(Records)
** Start **

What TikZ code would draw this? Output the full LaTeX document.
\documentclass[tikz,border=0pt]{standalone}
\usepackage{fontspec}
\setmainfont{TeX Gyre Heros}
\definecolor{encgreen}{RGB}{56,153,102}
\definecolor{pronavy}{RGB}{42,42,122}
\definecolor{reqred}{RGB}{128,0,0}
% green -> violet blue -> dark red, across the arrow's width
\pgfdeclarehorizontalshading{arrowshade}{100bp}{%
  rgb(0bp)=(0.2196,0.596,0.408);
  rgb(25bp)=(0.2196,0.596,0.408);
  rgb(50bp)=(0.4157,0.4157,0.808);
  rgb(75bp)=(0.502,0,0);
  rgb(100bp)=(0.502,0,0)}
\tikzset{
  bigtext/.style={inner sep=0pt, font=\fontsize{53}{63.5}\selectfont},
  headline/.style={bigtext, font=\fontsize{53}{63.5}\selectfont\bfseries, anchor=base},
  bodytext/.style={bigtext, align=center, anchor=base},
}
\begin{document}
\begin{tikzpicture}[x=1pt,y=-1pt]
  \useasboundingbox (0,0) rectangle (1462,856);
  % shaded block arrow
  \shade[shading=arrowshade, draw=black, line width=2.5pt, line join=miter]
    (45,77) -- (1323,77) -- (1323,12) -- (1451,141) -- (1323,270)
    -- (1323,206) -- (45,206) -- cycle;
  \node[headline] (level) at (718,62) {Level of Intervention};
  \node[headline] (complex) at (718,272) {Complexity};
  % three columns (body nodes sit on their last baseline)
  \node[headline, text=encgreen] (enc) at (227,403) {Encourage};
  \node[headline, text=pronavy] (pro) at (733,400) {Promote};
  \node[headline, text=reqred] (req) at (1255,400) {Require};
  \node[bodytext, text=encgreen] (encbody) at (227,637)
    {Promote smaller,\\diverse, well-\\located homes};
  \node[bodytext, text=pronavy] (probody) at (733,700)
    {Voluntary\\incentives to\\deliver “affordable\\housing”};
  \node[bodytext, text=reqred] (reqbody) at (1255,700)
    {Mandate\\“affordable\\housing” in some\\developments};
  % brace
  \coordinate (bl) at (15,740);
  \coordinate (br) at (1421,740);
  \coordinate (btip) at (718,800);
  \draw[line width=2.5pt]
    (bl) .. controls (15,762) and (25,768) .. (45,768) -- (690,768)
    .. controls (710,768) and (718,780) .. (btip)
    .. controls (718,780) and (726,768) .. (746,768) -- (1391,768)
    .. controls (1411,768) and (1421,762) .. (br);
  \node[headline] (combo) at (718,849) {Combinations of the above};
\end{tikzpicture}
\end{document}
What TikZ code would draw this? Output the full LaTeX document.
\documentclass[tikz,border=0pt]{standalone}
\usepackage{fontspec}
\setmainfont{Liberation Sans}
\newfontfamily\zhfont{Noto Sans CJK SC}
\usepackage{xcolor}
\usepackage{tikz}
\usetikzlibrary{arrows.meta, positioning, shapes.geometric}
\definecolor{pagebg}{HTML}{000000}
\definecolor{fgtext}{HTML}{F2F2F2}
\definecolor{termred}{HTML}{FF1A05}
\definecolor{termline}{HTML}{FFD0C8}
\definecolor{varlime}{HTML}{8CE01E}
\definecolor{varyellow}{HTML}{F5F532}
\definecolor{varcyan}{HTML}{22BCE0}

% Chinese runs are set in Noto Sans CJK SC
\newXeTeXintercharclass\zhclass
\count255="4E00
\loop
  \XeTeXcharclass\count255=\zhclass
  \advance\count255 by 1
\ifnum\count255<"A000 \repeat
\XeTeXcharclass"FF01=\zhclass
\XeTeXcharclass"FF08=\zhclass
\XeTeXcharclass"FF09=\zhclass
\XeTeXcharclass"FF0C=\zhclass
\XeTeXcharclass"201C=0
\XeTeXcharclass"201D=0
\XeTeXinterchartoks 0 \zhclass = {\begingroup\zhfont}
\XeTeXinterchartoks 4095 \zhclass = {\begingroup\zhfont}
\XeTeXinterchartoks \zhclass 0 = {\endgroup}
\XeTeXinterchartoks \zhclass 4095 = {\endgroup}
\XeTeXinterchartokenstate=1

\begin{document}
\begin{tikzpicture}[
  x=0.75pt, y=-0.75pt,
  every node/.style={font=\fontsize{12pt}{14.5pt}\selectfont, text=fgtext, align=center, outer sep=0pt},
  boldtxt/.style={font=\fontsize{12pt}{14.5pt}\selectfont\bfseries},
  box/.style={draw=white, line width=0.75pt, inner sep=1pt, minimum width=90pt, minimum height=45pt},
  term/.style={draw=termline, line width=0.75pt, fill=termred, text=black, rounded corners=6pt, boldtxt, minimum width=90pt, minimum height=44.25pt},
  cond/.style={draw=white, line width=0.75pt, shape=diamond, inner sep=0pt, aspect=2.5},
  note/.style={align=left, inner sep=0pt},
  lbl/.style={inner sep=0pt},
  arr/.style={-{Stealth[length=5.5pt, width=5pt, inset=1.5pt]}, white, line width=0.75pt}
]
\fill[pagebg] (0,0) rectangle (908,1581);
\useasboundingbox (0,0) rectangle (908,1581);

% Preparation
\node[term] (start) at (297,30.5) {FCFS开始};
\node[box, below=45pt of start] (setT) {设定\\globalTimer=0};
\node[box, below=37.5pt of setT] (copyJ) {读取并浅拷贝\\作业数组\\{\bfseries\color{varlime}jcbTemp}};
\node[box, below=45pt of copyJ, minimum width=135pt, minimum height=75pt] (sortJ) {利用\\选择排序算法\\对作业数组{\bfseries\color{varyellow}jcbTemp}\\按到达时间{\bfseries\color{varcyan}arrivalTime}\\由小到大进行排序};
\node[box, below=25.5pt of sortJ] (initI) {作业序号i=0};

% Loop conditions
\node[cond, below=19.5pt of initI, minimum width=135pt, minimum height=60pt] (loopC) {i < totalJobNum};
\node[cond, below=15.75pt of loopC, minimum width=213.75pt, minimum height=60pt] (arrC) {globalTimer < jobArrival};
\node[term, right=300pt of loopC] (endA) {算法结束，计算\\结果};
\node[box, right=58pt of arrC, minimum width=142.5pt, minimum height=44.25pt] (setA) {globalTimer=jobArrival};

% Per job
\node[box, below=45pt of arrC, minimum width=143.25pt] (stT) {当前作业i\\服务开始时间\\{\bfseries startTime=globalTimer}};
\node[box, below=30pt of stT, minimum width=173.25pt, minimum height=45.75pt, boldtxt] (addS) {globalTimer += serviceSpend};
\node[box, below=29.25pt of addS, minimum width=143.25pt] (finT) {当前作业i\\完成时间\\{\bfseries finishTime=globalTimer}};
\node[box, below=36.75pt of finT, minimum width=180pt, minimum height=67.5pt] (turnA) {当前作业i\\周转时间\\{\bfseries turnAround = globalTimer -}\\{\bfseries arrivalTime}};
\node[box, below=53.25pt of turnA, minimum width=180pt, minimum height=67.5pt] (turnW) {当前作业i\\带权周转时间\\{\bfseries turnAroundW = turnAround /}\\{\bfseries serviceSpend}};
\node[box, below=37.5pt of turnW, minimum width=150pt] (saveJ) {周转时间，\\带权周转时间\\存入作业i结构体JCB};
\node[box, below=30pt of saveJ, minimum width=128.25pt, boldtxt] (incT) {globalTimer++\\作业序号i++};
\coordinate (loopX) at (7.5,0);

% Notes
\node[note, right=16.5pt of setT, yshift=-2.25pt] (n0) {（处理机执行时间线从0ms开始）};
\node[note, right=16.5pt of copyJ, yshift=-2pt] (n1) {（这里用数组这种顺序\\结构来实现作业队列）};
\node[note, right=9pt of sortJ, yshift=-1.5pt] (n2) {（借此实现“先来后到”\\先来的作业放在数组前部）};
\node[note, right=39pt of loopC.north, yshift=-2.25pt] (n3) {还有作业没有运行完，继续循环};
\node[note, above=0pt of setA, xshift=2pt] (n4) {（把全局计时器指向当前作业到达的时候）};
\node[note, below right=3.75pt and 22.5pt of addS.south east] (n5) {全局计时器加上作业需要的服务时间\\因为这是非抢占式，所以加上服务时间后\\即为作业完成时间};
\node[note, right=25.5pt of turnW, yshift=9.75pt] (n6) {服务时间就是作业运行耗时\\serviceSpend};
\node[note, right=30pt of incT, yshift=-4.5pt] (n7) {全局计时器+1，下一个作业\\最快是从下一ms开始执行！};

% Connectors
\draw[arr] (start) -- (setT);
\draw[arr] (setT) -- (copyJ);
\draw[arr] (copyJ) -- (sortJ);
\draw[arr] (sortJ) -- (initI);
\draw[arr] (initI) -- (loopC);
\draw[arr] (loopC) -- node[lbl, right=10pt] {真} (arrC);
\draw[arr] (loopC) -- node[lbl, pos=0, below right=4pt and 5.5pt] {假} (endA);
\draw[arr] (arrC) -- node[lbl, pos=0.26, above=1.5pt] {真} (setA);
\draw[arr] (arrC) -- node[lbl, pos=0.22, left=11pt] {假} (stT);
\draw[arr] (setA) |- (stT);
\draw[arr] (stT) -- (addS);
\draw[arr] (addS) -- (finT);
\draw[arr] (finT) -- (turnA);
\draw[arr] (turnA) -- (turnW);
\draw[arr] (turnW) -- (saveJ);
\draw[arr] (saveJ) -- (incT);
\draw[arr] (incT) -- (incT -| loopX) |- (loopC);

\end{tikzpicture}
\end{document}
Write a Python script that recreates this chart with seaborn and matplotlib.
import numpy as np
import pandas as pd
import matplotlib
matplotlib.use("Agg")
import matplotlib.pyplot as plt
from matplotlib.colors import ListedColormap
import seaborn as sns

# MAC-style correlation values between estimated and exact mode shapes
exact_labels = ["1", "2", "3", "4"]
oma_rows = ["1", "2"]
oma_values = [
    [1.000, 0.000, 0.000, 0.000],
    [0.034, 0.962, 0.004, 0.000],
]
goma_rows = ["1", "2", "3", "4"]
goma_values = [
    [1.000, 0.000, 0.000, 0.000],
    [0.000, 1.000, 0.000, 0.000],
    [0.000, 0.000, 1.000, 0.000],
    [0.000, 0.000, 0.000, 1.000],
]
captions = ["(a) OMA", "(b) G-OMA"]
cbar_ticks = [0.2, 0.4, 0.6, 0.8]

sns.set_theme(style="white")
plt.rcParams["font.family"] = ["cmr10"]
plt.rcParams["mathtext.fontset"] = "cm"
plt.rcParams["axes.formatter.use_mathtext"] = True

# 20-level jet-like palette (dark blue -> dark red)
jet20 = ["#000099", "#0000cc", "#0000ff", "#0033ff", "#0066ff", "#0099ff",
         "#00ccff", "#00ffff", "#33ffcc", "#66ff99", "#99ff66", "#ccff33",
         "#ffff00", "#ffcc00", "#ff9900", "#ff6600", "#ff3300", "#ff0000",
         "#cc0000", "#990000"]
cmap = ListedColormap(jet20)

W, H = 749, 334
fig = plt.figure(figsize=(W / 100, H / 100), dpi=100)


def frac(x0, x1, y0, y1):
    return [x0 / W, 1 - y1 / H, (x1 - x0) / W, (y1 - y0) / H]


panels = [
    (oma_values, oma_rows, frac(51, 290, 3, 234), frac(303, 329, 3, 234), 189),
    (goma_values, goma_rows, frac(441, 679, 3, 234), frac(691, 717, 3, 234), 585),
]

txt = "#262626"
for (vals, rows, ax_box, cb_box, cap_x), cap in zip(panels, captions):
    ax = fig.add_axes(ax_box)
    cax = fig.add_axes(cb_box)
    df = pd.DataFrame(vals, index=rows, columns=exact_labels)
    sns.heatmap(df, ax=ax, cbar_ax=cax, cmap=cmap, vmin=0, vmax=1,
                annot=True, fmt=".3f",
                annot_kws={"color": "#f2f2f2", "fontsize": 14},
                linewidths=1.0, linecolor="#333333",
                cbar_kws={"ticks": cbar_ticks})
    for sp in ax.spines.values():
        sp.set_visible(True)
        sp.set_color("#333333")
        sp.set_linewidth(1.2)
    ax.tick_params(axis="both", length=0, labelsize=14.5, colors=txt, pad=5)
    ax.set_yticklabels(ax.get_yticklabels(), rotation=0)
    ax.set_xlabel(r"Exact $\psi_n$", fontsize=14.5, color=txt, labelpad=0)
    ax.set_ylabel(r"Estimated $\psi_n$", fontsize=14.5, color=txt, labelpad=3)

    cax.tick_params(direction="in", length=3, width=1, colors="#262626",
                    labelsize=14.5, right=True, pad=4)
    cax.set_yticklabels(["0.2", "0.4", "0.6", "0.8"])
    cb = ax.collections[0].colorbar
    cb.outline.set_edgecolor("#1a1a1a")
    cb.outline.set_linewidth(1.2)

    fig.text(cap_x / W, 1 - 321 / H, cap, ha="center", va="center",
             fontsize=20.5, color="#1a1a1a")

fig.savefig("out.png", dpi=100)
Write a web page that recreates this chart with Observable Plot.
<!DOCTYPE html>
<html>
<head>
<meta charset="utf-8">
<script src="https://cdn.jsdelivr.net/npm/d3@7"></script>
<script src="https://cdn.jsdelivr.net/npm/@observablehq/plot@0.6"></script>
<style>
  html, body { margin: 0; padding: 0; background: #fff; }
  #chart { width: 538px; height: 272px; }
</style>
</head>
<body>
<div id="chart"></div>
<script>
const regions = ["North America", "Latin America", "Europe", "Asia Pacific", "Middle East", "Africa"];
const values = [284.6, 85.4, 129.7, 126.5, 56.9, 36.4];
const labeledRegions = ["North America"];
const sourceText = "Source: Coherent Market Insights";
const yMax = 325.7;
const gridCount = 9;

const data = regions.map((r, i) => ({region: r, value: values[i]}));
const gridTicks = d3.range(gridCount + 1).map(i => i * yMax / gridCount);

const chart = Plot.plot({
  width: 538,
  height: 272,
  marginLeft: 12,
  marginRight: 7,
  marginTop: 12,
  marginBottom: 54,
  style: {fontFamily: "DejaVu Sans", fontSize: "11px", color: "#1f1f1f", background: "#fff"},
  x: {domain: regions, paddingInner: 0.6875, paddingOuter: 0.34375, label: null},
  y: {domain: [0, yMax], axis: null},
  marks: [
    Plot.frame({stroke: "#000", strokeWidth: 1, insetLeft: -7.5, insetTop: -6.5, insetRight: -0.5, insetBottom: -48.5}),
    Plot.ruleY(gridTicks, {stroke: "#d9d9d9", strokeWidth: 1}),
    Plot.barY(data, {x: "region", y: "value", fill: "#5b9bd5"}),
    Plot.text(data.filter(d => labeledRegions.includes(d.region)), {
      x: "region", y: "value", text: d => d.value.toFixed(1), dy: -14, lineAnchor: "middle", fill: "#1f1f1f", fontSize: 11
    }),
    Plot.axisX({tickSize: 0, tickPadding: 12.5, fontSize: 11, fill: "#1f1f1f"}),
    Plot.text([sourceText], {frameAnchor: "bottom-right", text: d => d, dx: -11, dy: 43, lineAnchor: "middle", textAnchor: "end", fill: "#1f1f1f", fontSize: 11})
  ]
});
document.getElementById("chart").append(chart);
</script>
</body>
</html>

** End **

Problem requirements –
Set down, without any change, only the lines from the line that holds "Write a Python" through the line that holds "cbar_ticks = [0.2, 0.4, 0.6, 0.8]", both lines included.

Correct output –
Write a Python script that recreates this chart with seaborn and matplotlib.
import numpy as np
import pandas as pd
import matplotlib
matplotlib.use("Agg")
import matplotlib.pyplot as plt
from matplotlib.colors import ListedColormap
import seaborn as sns

# MAC-style correlation values between estimated and exact mode shapes
exact_labels = ["1", "2", "3", "4"]
oma_rows = ["1", "2"]
oma_values = [
    [1.000, 0.000, 0.000, 0.000],
    [0.034, 0.962, 0.004, 0.000],
]
goma_rows = ["1", "2", "3", "4"]
goma_values = [
    [1.000, 0.000, 0.000, 0.000],
    [0.000, 1.000, 0.000, 0.000],
    [0.000, 0.000, 1.000, 0.000],
    [0.000, 0.000, 0.000, 1.000],
]
captions = ["(a) OMA", "(b) G-OMA"]
cbar_ticks = [0.2, 0.4, 0.6, 0.8]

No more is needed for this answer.